Dear big tobacco,
Does earning millions of dollars from feeding a dirty addiction justify the fact that 480,000 people fall victim to three inches of toxicity each year? You are responsible for the lung cancer and emphysema that could one day infect the very people that treat your diseases, fix your cars, and bring joy to your life. Friends, family, and children down the street are not replaceable.
In 2012, the combined profits of your five leading tobacco companies (China National Tobacco, Philip Morris International, Japan Tobacco International, British American Tobacco and Imperial Tobacco Group) measured up to a massive payout of $35.1 billion, but how do you value a lifetime of turmoil and distress?

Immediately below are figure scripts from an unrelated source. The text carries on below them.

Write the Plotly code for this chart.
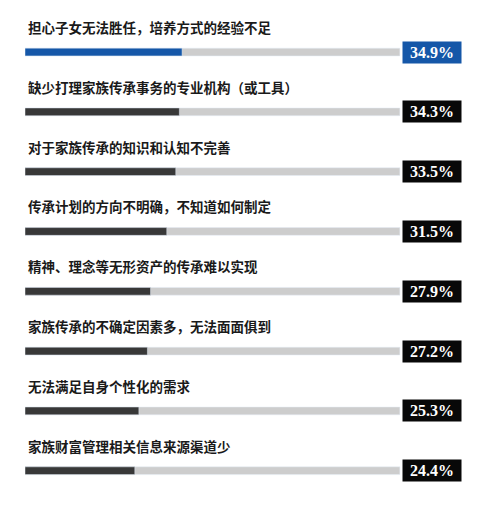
import plotly.graph_objects as go

# Datos
categorias = [
    "担心子女无法胜任，培养方式的经验不足",
    "缺少打理家族传承事务的专业机构（或工具）",
    "对于家族传承的知识和认知不完善",
    "传承计划的方向不明确，不知道如何制定",
    "精神、理念等无形资产的传承难以实现",
    "家族传承的不确定因素多，无法面面俱到",
    "无法满足自身个性化的需求",
    "家族财富管理相关信息来源渠道少",
]
valores = [34.9, 34.3, 33.5, 31.5, 27.9, 27.2, 25.3, 24.4]
etiquetas = [f"{v:.1f}%" for v in valores]

# Estilo
AZUL = "#1557a8"
OSCURO = "#383838"
GRIS = "#cdcdcd"
NEGRO = "#080808"
TOPE = 83.3  # largo de la pista gris en unidades del eje
colores = [AZUL] + [OSCURO] * (len(valores) - 1)
cajas = [AZUL] + [NEGRO] * (len(valores) - 1)
filas = list(range(len(categorias)))

fig = go.Figure()
# Pista gris de fondo
fig.add_trace(go.Bar(x=[TOPE] * len(filas), y=filas, orientation="h",
                     marker_color=GRIS, width=0.13, hoverinfo="skip"))
# Barras de valor
fig.add_trace(go.Bar(x=valores, y=filas, orientation="h",
                     marker_color=colores, width=0.13,
                     hovertext=categorias, hoverinfo="text+x"))

anotaciones = []
for i, (cat, etq, col) in enumerate(zip(categorias, etiquetas, cajas)):
    # Texto de la categoria encima de la barra
    anotaciones.append(dict(
        x=0, y=i, xref="x", yref="y", text=f"<b>{cat}</b>", showarrow=False,
        xanchor="left", yanchor="middle", yshift=25, xshift=1,
        font=dict(family="Noto Sans CJK SC", size=13.5, color="#1a1a1a")))
    # Caja con el porcentaje
    anotaciones.append(dict(
        x=1, y=i, xref="paper", yref="y", text=f"<b>{etq}</b>",
        showarrow=False, xanchor="right", yanchor="middle",
        width=56, height=19, bgcolor=col, align="center",
        font=dict(family="Liberation Serif", size=16, color="white")))

# La pagina agrega 8px de margen al body, se compensa aqui
fig.update_layout(
    width=500, height=518,
    margin=dict(l=17, r=46, t=0, b=0),
    barmode="overlay", showlegend=False,
    plot_bgcolor="white", paper_bgcolor="white",
    xaxis=dict(range=[0, 97.1], visible=False, fixedrange=True),
    yaxis=dict(range=[7.924, -0.736], visible=False, fixedrange=True),
    annotations=anotaciones,
)

fig.write_html("out.html")
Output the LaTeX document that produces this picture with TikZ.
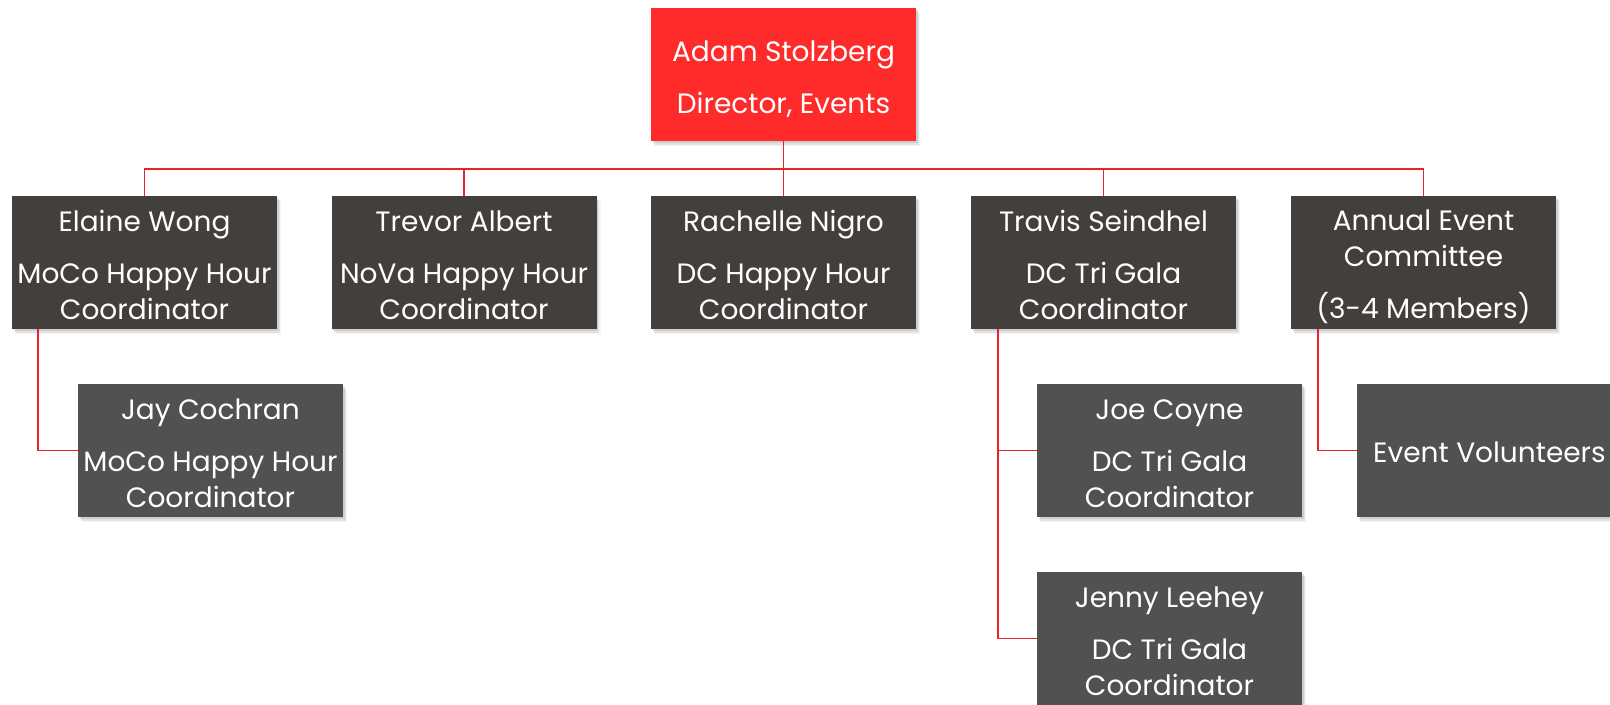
\documentclass[tikz,border=0pt]{standalone}
\usepackage{fontspec}
\setmainfont{Poppins}
\usetikzlibrary{shadows,calc}

\definecolor{headred}{RGB}{255,43,43}
\definecolor{leadgray}{RGB}{67,63,61}
\definecolor{subgray}{RGB}{81,81,81}
\definecolor{linkred}{RGB}{232,36,40}

% stacked, centred lines; the node's baseline is the first line
\newcommand\cardtext[1]{\vtop{\baselineskip=27pt\halign{\hfil##\hfil\cr #1\crcr}}}
\newcommand\gap{\noalign{\vskip 12pt}}

\begin{document}
\begin{tikzpicture}[x=0.75pt,y=-0.75pt,
  card/.style={rectangle, inner sep=0pt, minimum width=198.75pt, minimum height=99.75pt,
    text=white, font=\fontsize{21}{27}\selectfont,
    drop shadow={shadow xshift=3pt, shadow yshift=-4pt, opacity=.08},
    drop shadow={shadow xshift=2.2pt, shadow yshift=-3pt, opacity=.14},
    drop shadow={shadow xshift=1.2pt, shadow yshift=-1.8pt, opacity=.22}},
  threeline/.style={text height=6pt, text depth=52.5pt},
  headcard/.style={card, fill=headred, text height=6pt, text depth=26.25pt},
  leadcard/.style={card, fill=leadgray},
  subcard/.style={card, fill=subgray},
  link/.style={draw=linkred, line width=1.3pt}]

\useasboundingbox (0,0) rectangle (1610,704);
\clip (0,0) rectangle (1610,704);
\fill[white] (0,0) rectangle (1610,704);

% director
\node[headcard] (adam) at (783.5,74.5)
  {\cardtext{Adam Stolzberg\cr\gap Director, Events}};

% first level
\node[leadcard, threeline] (elaine) at (144.5,262.5)
  {\cardtext{Elaine Wong\cr\gap MoCo Happy Hour\cr Coordinator}};
\node[leadcard, threeline] (trevor) at (464,262.5)
  {\cardtext{Trevor Albert\cr\gap NoVa Happy Hour\cr Coordinator}};
\node[leadcard, threeline] (rachelle) at (783.5,262.5)
  {\cardtext{Rachelle Nigro\cr\gap DC Happy Hour\cr Coordinator}};
\node[leadcard, threeline] (travis) at (1103.5,262.5)
  {\cardtext{Travis Seindhel\cr\gap DC Tri Gala\cr Coordinator}};
\node[leadcard, text height=6pt, text depth=54pt] (annual) at (1423.5,262.5)
  {\cardtext{Annual Event\cr Committee\cr\gap (3-4 Members)}};

% second level
\node[subcard, threeline] (jay) at (210.5,450.5)
  {\cardtext{Jay Cochran\cr\gap MoCo Happy Hour\cr Coordinator}};
\node[subcard, threeline] (joe) at (1169.5,450.5)
  {\cardtext{Joe Coyne\cr\gap DC Tri Gala\cr Coordinator}};
\node[subcard, threeline] (jenny) at (1169.5,638.5)
  {\cardtext{Jenny Leehey\cr\gap DC Tri Gala\cr Coordinator}};
\node[subcard, text height=24pt, text depth=6pt] (volunteers) at (1489.5,450.5)
  {Event Volunteers};

% connectors
\coordinate (bus) at (783.5,169);
\draw[link] (adam.south) -- (rachelle.north);
\draw[link] (elaine.north) |- (bus) -| (annual.north);
\draw[link] (trevor.north) -- (trevor.north |- bus);
\draw[link] (travis.north) -- (travis.north |- bus);

\draw[link] ($(elaine.south west)+(26,0)$) |- (jay.west);
\draw[link] ($(travis.south west)+(27,0)$) |- (jenny.west);
\draw[link] ($(travis.south west)+(27,0)$) |- (joe.west);
\draw[link] ($(annual.south west)+(27,0)$) |- (volunteers.west);
\end{tikzpicture}
\end{document}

For example, my father has been smoking for over 20 years. As a Vietnamese student, my language associates the word “thuoc” to mean both tobacco and medicine. This oxymoron poisoned my early childhood; rather than benefiting the body, cigarettes transformed the very thought of my happiness into burning embers.
To fan the flames, in your advertisements, you depict smoking as a bonding experience. Cigarettes actually do build a bond—a man and his cigar are inseparable even when dragged into the grave.
Your cigarettes contaminate the lives we cherish. According to the Mental Health Foundation, it only takes 10 seconds for nicotine to spark a life changing addiction. Once a smoker is hooked, they become completely dependent on cigarettes. They took the bait, and your corporations benefit from their suffering.
Out of all the causes of death in the U.S., smoking is the most preventable. Thousands of lives could have been spared if you stopped and thought that maybe your decisions are morally reprehensible. In your very hands, you hold the lives of the entire population—yet your actions show that you would trade the lives of men, women and children for money.
Almost 500,000 acres are destroyed by your tobacco farming—land that could feed 10-20 million people. For your employees, there are over 6,800 different jobs in agriculture and I’m sure they’ll be much happier if they didn’t help kill hundreds of people a day. Not only do you keep a vast amount of land hostage, the planet’s ecosystem is deteriorating by the minute. With the loss of food that could save millions and a planet falling apart, who’s addiction will you exploit now?
The fact that you’re a multi-million dollar industry means nothing to the lives you put at risk every time anyone buys a pack of cigarettes. Any view I have ever had on the positivity of the world is clouded by your incompetence and greed.
The last thought I have to share is this: How could you still have a heart when you’ve broken the ones of millions of families?